The oxidation of phenol substrates to their corresponding quinones are the primary cause of fruit and vegetable browning during ripening, handling, and processing. Enzymatic browning affects the nutritional quality and appearance of fruits and produce. Over half of fruit losses are estimated to occur as a result of enzymatic browning, and tropical produce are particularly vulnerable to this reaction. The loss of nutrients can occur due to the interaction of quinones, produced by the oxidation of diphenols, with the side chains of essential amino acids derived from plant proteins. In particular, thiol and amine functional groups on the side chains of amino acids are highly susceptible to quinone binding and alkylation. The key role of catechol oxidase in enzymatic browning makes it a common target for inhibition. While a number of inhibitory strategies exist such as high temperature treatments(70-90 °C) to eliminate catechol oxidase catalytic activity, a popular strategy is decreasing the pH with citric acid. Catechol oxidase is more catalytically active in the pH 4-8 range due to coordination of the histidine residues to the catalytic copper centers. The use of acids like citric acid to decrease the pH below this optimum range diminishes the binding of the enzyme to its active site copper because the protonation of histidine residues interferes with their ability to coordinate with the copper centers.

== Health aspects ==
Fruits that are rich in polyphenol oxidase activity may affect the polyphenol content of other fruits consumed in the same meal. In particular mixed fruit juices and smoothies are at risk, as different fruits (and their cellular content) are mixed long time before digestion enzymes can inactivate the polyphenol oxidase.

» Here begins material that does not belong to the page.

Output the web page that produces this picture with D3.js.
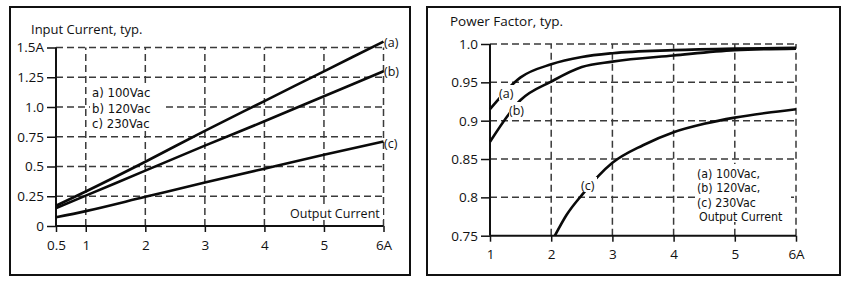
<!DOCTYPE html>
<html>
<head>
<meta charset="utf-8">
<script src="https://cdn.jsdelivr.net/npm/d3@7"></script>
<style>
  body { margin: 0; background: #fff; }
  text { font-family: "Open Sans", sans-serif; fill: #111; }
  text.tight { font-family: "DejaVu Sans Condensed", "DejaVu Sans", sans-serif; }
</style>
</head>
<body>
<svg id="chart" width="850" height="283"></svg>
<script>
// Input current (left panel)
const icX = [0.5, 1, 2, 3, 4, 5, 6];
const icA = [0.17, 0.29, 0.54, 0.80, 1.05, 1.30, 1.55];
const icB = [0.15, 0.255, 0.465, 0.675, 0.88, 1.09, 1.30];
const icC = [0.073, 0.125, 0.245, 0.365, 0.482, 0.598, 0.71];
const icXTicks = [0.5, 1, 2, 3, 4, 5, 6];
const icXLabels = ["0.5", "1", "2", "3", "4", "5", "6A"];
const icYTicks = [0, 0.25, 0.5, 0.75, 1.0, 1.25, 1.5];
const icYLabels = ["0", "0.25", "0.5", "0.75", "1.0", "1.25", "1.5A"];

// Power factor (right panel)
const pfX = [1, 1.5, 2, 2.5, 3, 4, 5, 6];
const pfA = [0.915, 0.9565, 0.9735, 0.983, 0.988, 0.992, 0.994, 0.995];
const pfB = [0.8725, 0.927, 0.951, 0.970, 0.977, 0.985, 0.992, 0.994];
const pfCX = [2.06, 2.25, 2.5, 3, 3.5, 4, 4.5, 5, 5.5, 6];
const pfC = [0.75, 0.777, 0.803, 0.845, 0.868, 0.885, 0.896, 0.904, 0.910, 0.915];
const pfXTicks = [1, 2, 3, 4, 5, 6];
const pfXLabels = ["1", "2", "3", "4", "5", "6A"];
const pfYTicks = [0.75, 0.8, 0.85, 0.9, 0.95, 1.0];
const pfYLabels = ["0.75", "0.8", "0.85", "0.9", "0.95", "1.0"];

const svg = d3.select("#chart");
const gridCol = "#3a3a3a";

function panel(o) {
  const g = svg.append("g");
  g.append("rect").attr("x", o.box[0]).attr("y", o.box[1])
    .attr("width", o.box[2]).attr("height", o.box[3])
    .attr("fill", "#fff").attr("stroke", "#111").attr("stroke-width", 2);

  const x = d3.scaleLinear().domain(o.xDom).range(o.xRange);
  const y = d3.scaleLinear().domain(o.yDom).range(o.yRange);

  // dashed grid
  g.selectAll(".hg").data(o.yTicks.filter(v => v !== o.yDom[0])).join("line")
    .attr("x1", x(o.xDom[0])).attr("x2", x(o.xDom[1]))
    .attr("y1", d => y(d)).attr("y2", d => y(d))
    .attr("stroke", gridCol).attr("stroke-width", 1.5).attr("stroke-dasharray", "7,4");
  g.selectAll(".vg").data(o.xTicks.filter(v => v !== o.xDom[0])).join("line")
    .attr("x1", d => x(d)).attr("x2", d => x(d))
    .attr("y1", y(o.yDom[0])).attr("y2", y(o.yDom[1]))
    .attr("stroke", gridCol).attr("stroke-width", 1.5).attr("stroke-dasharray", "7,4");

  // axes
  const xAxis = d3.axisBottom(x).tickValues(o.xTicks).tickSize(6).tickPadding(8)
    .tickFormat((d, i) => o.xLabels[i]);
  const yAxis = d3.axisLeft(y).tickValues(o.yTicks).tickSize(9).tickPadding(3)
    .tickFormat((d, i) => o.yLabels[i]);
  const ga = g.append("g").attr("transform", `translate(0,${y(o.yDom[0])})`).call(xAxis);
  const gb = g.append("g").attr("transform", `translate(${x(o.xDom[0])},0)`).call(yAxis);
  [ga, gb].forEach(a => {
    a.select(".domain").attr("stroke", "#111").attr("stroke-width", 2);
    a.selectAll(".tick line").attr("stroke", "#111").attr("stroke-width", 1.5);
    a.selectAll("text").style("font-family", "'Open Sans', sans-serif")
      .style("font-size", "13.5px").attr("fill", "#111");
  });
  ga.select(".domain").attr("d", `M${o.xRange[0]},0H${o.xRange[1]}`);
  gb.select(".domain").attr("d", `M0,${o.yRange[0]}V${o.yRange[1]}`);

  // curves
  const line = d3.line().x(d => x(d[0])).y(d => y(d[1])).curve(d3.curveMonotoneX);
  o.series.forEach(s => {
    g.append("path").datum(s.xs.map((v, i) => [v, s.ys[i]]))
      .attr("d", line).attr("fill", "none").attr("stroke", "#0a0a0a")
      .attr("stroke-width", 2.6);
  });

  // white patches behind label texts
  o.patches.forEach(p => g.append("rect").attr("x", p[0]).attr("y", p[1])
    .attr("width", p[2]).attr("height", p[3]).attr("fill", "#fff"));

  o.texts.forEach(t => g.append("text").attr("x", t[0]).attr("y", t[1])
    .attr("class", t[4] ? "tight" : null)
    .style("font-size", (t[3] || 12) + "px").text(t[2]));
}

panel({
  box: [10, 7, 400, 268],
  xDom: [0.5, 6], xRange: [56, 383.5],
  yDom: [0, 1.5], yRange: [226, 47.5],
  xTicks: icXTicks, xLabels: icXLabels, yTicks: icYTicks, yLabels: icYLabels,
  series: [{xs: icX, ys: icA}, {xs: icX, ys: icB}, {xs: icX, ys: icC}],
  patches: [[90, 84, 74, 46], [289, 205, 94, 15], [385, 34, 18, 16], [385, 62, 18, 16], [385, 134, 18, 16]],
  texts: [
    [31, 34, "Input Current, typ.", 13],
    [92, 97, "a) 100Vac", 13, 1], [92, 112.5, "b) 120Vac", 13, 1], [92, 128, "c) 230Vac", 13, 1],
    [290, 218, "Output Current", 12.5],
    [384, 47, "(a)", 12.5], [384, 76, "(b)", 12.5], [384, 148, "(c)", 12.5]
  ]
});

panel({
  box: [427, 7, 413, 268],
  xDom: [1, 6], xRange: [490, 796],
  yDom: [0.75, 1.0], yRange: [235.7, 44],
  xTicks: pfXTicks, xLabels: pfXLabels, yTicks: pfYTicks, yLabels: pfYLabels,
  series: [{xs: pfX, ys: pfA}, {xs: pfX, ys: pfB}, {xs: pfCX, ys: pfC}],
  patches: [[697, 164, 94, 58], [499, 85, 16, 15], [509, 102, 16, 15], [581, 177, 16, 15]],
  texts: [
    [450, 26, "Power Factor, typ.", 13.5],
    [499, 98, "(a)", 12.5], [509, 115, "(b)", 12.5], [581, 190, "(c)", 12.5],
    [697, 177.5, "(a) 100Vac,", 12.3, 1], [697, 192, "(b) 120Vac,", 12.3, 1], [697, 206.5, "(c) 230Vac", 12.3, 1],
    [699, 221, "Output Current", 12.3, 1]
  ]
});
</script>
</body>
</html>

Thus, these beverages contain considerably less bioactive polyphenoles compared to fruit juices made entirely of low-PPO fruits or whole fruits.

==Artificial enzymes==

New approaches to design artificial enzymes based on amino acids or peptides as characteristic molecular moieties have led to a significant expansion of the field of artificial enzymes or enzyme mimics. Recent results by the group of Rob Liskamp have shown that scaffolded histidine residues can be used as mimics of certain metalloproteins and -enzymes. The structural mimicry of certain copper proteins (e.g. hemocyanin, tyrosinase and catechol oxidase), containing type-3 copper binding sites, has been shown. This is a significant improvement since the use of scaffolded histidine residues is one step closer to the mimicry of enzymes by biologically relevant species.